The people’s withholding was a symptom of the fears that they had inherited, the troubles that they, as a nation, had undergone.  There was some healing left to take place and the people needed their confidence rebuilt no less than the walls of Jerusalem.  To use a cliché, they needed to learn how to move from fear to faith.

            When there has been some sort of trauma, it leaves its mark.  On the one hand, it can leave someone weakened.  On the other hand, it can call forth a greater strength than was previously known.  In between there is a stage of caution where the desire to move forward and the fear of repeated tragedy live side-by-side.  That was where the people of Judah were stuck.  That’s where a lot of people get stuck.  It can help to set clear steps or definite challenges, and that was what the Lord was doing through Haggai’s words.

            Rebuilding the Temple would be a sign of renewed faith, but it would also be a means for renewal to happen.  You know how someone learns to swim, right?  They get into the water.  You know how you get over the fear of flying?  You sit down on an airplane and close your eyes and grip the arms of the seat as tight as you need to grip them, and when you open your eyes you tell yourself that you are riding on a very tall bus. 

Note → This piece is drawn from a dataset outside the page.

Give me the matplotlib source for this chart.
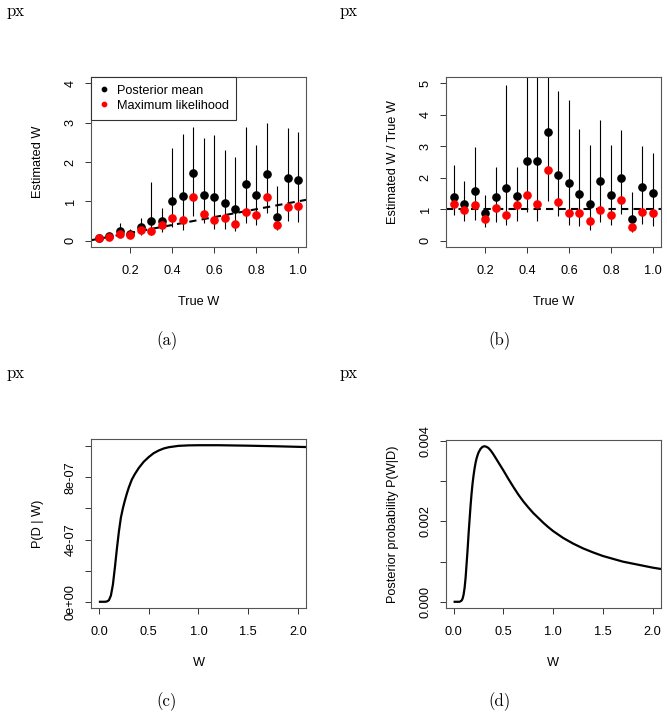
import numpy as np
import matplotlib
matplotlib.use("Agg")
from matplotlib import pyplot as plt

plt.rcParams['font.family'] = ['Liberation Sans', 'DejaVu Sans']
plt.rcParams['font.size'] = 9.2

# Panels (a) and (b): simulation results
true_w = np.array([0.05, 0.10, 0.15, 0.20, 0.25, 0.30, 0.35, 0.40, 0.45, 0.50,
                   0.55, 0.60, 0.65, 0.70, 0.75, 0.80, 0.85, 0.90, 0.95, 1.00])
post_ratio = np.array([1.38, 1.18, 1.59, 0.87, 1.38, 1.67, 1.43, 2.54, 2.54, 3.46,
                       2.10, 1.83, 1.49, 1.15, 1.91, 1.46, 1.99, 0.68, 1.69, 1.53])
ml_ratio = np.array([1.17, 0.98, 1.14, 0.68, 1.04, 0.82, 1.12, 1.45, 1.15, 2.23,
                     1.23, 0.89, 0.87, 0.62, 0.98, 0.82, 1.30, 0.44, 0.91, 0.89])
low_ratio = np.array([0.82, 0.63, 0.67, 0.42, 0.60, 0.49, 0.63, 0.90, 0.62, 1.25,
                      0.80, 0.49, 0.47, 0.34, 0.60, 0.51, 0.84, 0.29, 0.52, 0.48])
high_ratio = np.array([2.40, 1.89, 2.97, 1.44, 2.34, 4.94, 2.34, 5.90, 6.00, 5.76,
                       4.75, 4.48, 3.56, 3.03, 3.84, 3.03, 3.52, 1.55, 3.01, 2.77])

# Panel (c): likelihood P(D | W), in units of 1e-7
lik_w = [0.01, 0.06, 0.08, 0.10, 0.12, 0.14, 0.16, 0.18, 0.20, 0.22, 0.24, 0.26, 0.28,
         0.30, 0.33, 0.36, 0.40, 0.45, 0.50, 0.55, 0.60, 0.65, 0.70, 0.80, 0.90,
         1.00, 1.20, 1.50, 1.80, 2.10]
lik_p = [0, 0, 0.02, 0.1, 0.4, 1.1, 2.2, 3.4, 4.5, 5.4, 6.0, 6.5, 6.95,
         7.35, 7.85, 8.2, 8.6, 9.0, 9.3, 9.55, 9.72, 9.85, 9.93, 10.02, 10.05,
         10.06, 10.06, 10.03, 9.99, 9.94]

# Panel (d): posterior P(W|D), in units of 1e-3
post_w = [0.01, 0.06, 0.08, 0.09, 0.10, 0.11, 0.12, 0.13, 0.14, 0.15, 0.16, 0.17, 0.18,
          0.19, 0.20, 0.21, 0.22, 0.23, 0.24, 0.25, 0.27, 0.29, 0.31, 0.33, 0.35,
          0.375, 0.40, 0.425, 0.45, 0.475, 0.50, 0.55, 0.60, 0.65, 0.70, 0.75, 0.80,
          0.85, 0.90, 0.95, 1.00, 1.10, 1.20, 1.30, 1.40, 1.50, 1.60, 1.70, 1.80,
          1.90, 2.00, 2.10]
post_p = [0, 0, 0.03, 0.08, 0.18, 0.35, 0.6, 0.95, 1.3, 1.7, 2.05, 2.4, 2.7,
          2.95, 3.15, 3.32, 3.46, 3.57, 3.65, 3.72, 3.81, 3.86, 3.875, 3.86, 3.83,
          3.76, 3.67, 3.57, 3.47, 3.37, 3.27, 3.06, 2.86, 2.67, 2.5, 2.35, 2.21,
          2.09, 1.97, 1.86, 1.76, 1.59, 1.45, 1.33, 1.23, 1.14, 1.07, 1.0, 0.95,
          0.90, 0.85, 0.81]

W, H = 667, 713
fig = plt.figure(figsize=(W / 100, H / 100), dpi=100)


def r_axes(left, top, right, bottom):
    ax = fig.add_axes([left / W, 1 - bottom / H, (right - left) / W, (bottom - top) / H])
    for s in ax.spines.values():
        s.set_color('#555555')
        s.set_linewidth(0.8)
    ax.tick_params(direction='out', length=4.5, width=0.7, color='#333333')
    ax.tick_params(axis='x', pad=8.5)
    ax.tick_params(axis='y', pad=10)
    return ax


def labels(ax, xl, yl, box_w, box_h):
    ax.set_xlabel(xl)
    ax.set_ylabel(yl)
    ax.xaxis.set_label_coords(0.5, -55 / box_h)
    ax.xaxis.label.set_va('center')
    ax.yaxis.set_label_coords(-53 / box_w, 0.5)
    ax.yaxis.label.set_va('center')


def fix_ylabels(ax):
    for lab in ax.get_yticklabels():
        lab.set_va('center')
        lab.set_ha('center')
        lab.set_rotation(90)


# (a)
ax = r_axes(91, 77, 306, 247)
ax.vlines(true_w, low_ratio * true_w, high_ratio * true_w, color='black', lw=0.8)
ax.axline((0, 0), slope=1, color='black', lw=1.5, dashes=(3.5, 2.5))
ax.plot(true_w, post_ratio * true_w, 'o', color='black', ms=5.2, label='Posterior mean')
ax.plot(true_w, ml_ratio * true_w, 'o', color='red', ms=5.2, label='Maximum likelihood')
ax.set_xlim(0.012, 1.038)
ax.set_ylim(-0.16, 4.16)
ax.set_xticks([0.2, 0.4, 0.6, 0.8, 1.0])
ax.set_xticklabels(['0.2', '0.4', '0.6', '0.8', '1.0'])
ax.set_yticks([0, 1, 2, 3, 4])
fix_ylabels(ax)
labels(ax, 'True W', 'Estimated W', 215, 170)
leg = ax.legend(loc='upper left', bbox_to_anchor=(0, 1), borderaxespad=0, fancybox=False,
                markerscale=0.6, handlelength=0.8, handletextpad=0.6, labelspacing=0.25,
                borderpad=0.6, framealpha=1)
leg.get_frame().set_edgecolor('#333333')
leg.get_frame().set_linewidth(0.8)

# (b)
ax = r_axes(445.7, 77, 660.7, 247)
ax.vlines(true_w, low_ratio, high_ratio, color='black', lw=0.8)
ax.axhline(1, color='black', lw=1.5, dashes=(3.5, 2.5))
ax.plot(true_w, post_ratio, 'o', color='black', ms=5.2)
ax.plot(true_w, ml_ratio, 'o', color='red', ms=5.2)
ax.set_xlim(0.012, 1.038)
ax.set_ylim(-0.2, 5.2)
ax.set_xticks([0.2, 0.4, 0.6, 0.8, 1.0])
ax.set_xticklabels(['0.2', '0.4', '0.6', '0.8', '1.0'])
ax.set_yticks([0, 1, 2, 3, 4, 5])
fix_ylabels(ax)
labels(ax, 'True W', 'Estimated W / True W', 215, 170)

# (c)
ax = r_axes(91, 439, 306, 608)
ax.plot(lik_w, np.array(lik_p) * 1e-7, color='black', lw=1.6)
ax.set_xlim(-0.08, 2.08)
ax.set_ylim(-0.4e-7, 10.46e-7)
ax.set_xticks([0, 0.5, 1.0, 1.5, 2.0])
ax.set_xticklabels(['0.0', '0.5', '1.0', '1.5', '2.0'])
ax.set_yticks([0, 2e-7, 4e-7, 6e-7, 8e-7, 1e-6])
ax.set_yticklabels(['0e+00', '', '4e-07', '', '8e-07', ''])
fix_ylabels(ax)
labels(ax, 'W', 'P(D | W)', 215, 169)

# (d)
ax = r_axes(445.7, 440, 660.7, 608)
ax.plot(post_w, np.array(post_p) * 1e-3, color='black', lw=1.6)
ax.set_xlim(-0.08, 2.08)
ax.set_ylim(-0.000155, 0.00403)
ax.set_xticks([0, 0.5, 1.0, 1.5, 2.0])
ax.set_xticklabels(['0.0', '0.5', '1.0', '1.5', '2.0'])
ax.set_yticks([0, 0.001, 0.002, 0.003, 0.004])
ax.set_yticklabels(['0.000', '', '0.002', '', '0.004'])
fix_ylabels(ax)
labels(ax, 'W', 'Posterior probability P(W|D)', 215, 168)

# subfigure labels
serif = dict(family='cmr10', fontsize=12)
for x0, y0, cap, ycap in [(7, 11, '(a)', 341), (340, 11, '(b)', 341),
                          (7, 373, '(c)', 702), (340, 373, '(d)', 702)]:
    fig.text(x0 / W, 1 - y0 / H, 'px', ha='left', va='center', **serif)
    xc = 167 if x0 < 100 else 500
    fig.text(xc / W, 1 - ycap / H, cap, ha='center', va='center', **serif)

fig.savefig('out.png', dpi=100)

            A friend of mine became a widower a couple of years back, and something that he did the first six months of being on his own was intentionally to go out to places they had liked to go as a couple.  He said that the first couple of spots were painful, the next run were awkward, then came the sad ones, and on and on.  When he went back to any of those a second time, it was a little better, and eventually he realized that no matter what, at least he wasn’t just sitting at home, staring at the TV.  Then one evening, he said, he went to the movies and had a good time and didn’t realize what had happened until the next day.

            The problem isn’t so much that the Lord’s blessings aren’t there.  The problem is that we see ourselves as needing more all the time or let our fears or sorrows get in the way of enjoying what we are already blessed with:

“Now therefore, thus says the Lord of hosts: Consider how you have fared. You have sown much, and harvested little; you eat, but you never have enough; you drink, but you never have your fill; you clothe yourselves, but no one is warm; and you that earn wages earn wages to put them into a bag with holes.”

How different that is from the awareness expressed in as familiar a way as the twenty-third Psalm:

“You prepare a table before me in the presence of my enemies;
you anoint my head with oil,
my cup runs over.”    

How different that is from the promise that Jesus offers us:

“Consider the lilies of the field, how they grow; they neither toil nor spin, yet I tell you, even Solomon in all his glory was not clothed like one of these.  But if God so clothes the grass of the field, which is alive today and tomorrow is thrown into the oven, will he not much more clothe you – you of little faith?”  [Matthew 6:28-30]

            There is no denying that the world is full of trouble, and people get hurt, and all sorts of things go wrong.  Nobody knows that better than Jesus.  No one ever felt the weight of the world the way he did.  Nobody ever could.  We feel our own burdens and our own sins and our own griefs.  He feels them with us and for us, and for all people, every last one.  And it is exactly Jesus who said to his disciples, and who says to us,

“I have said this to you, so that in me you may have peace. In the world you face persecution. But take courage; I have conquered the world!”  [John 16:33]

“Take courage”: have you ever thought about that expression?  Maybe sometimes we can find courage inside ourselves, but that isn’t always the case.  What we can do, though, is take courage from Jesus’ hand, because it is one of the many gifts that he holds out for us, and it calms us down enough to see how very many other blessings are already ours, thanks to him.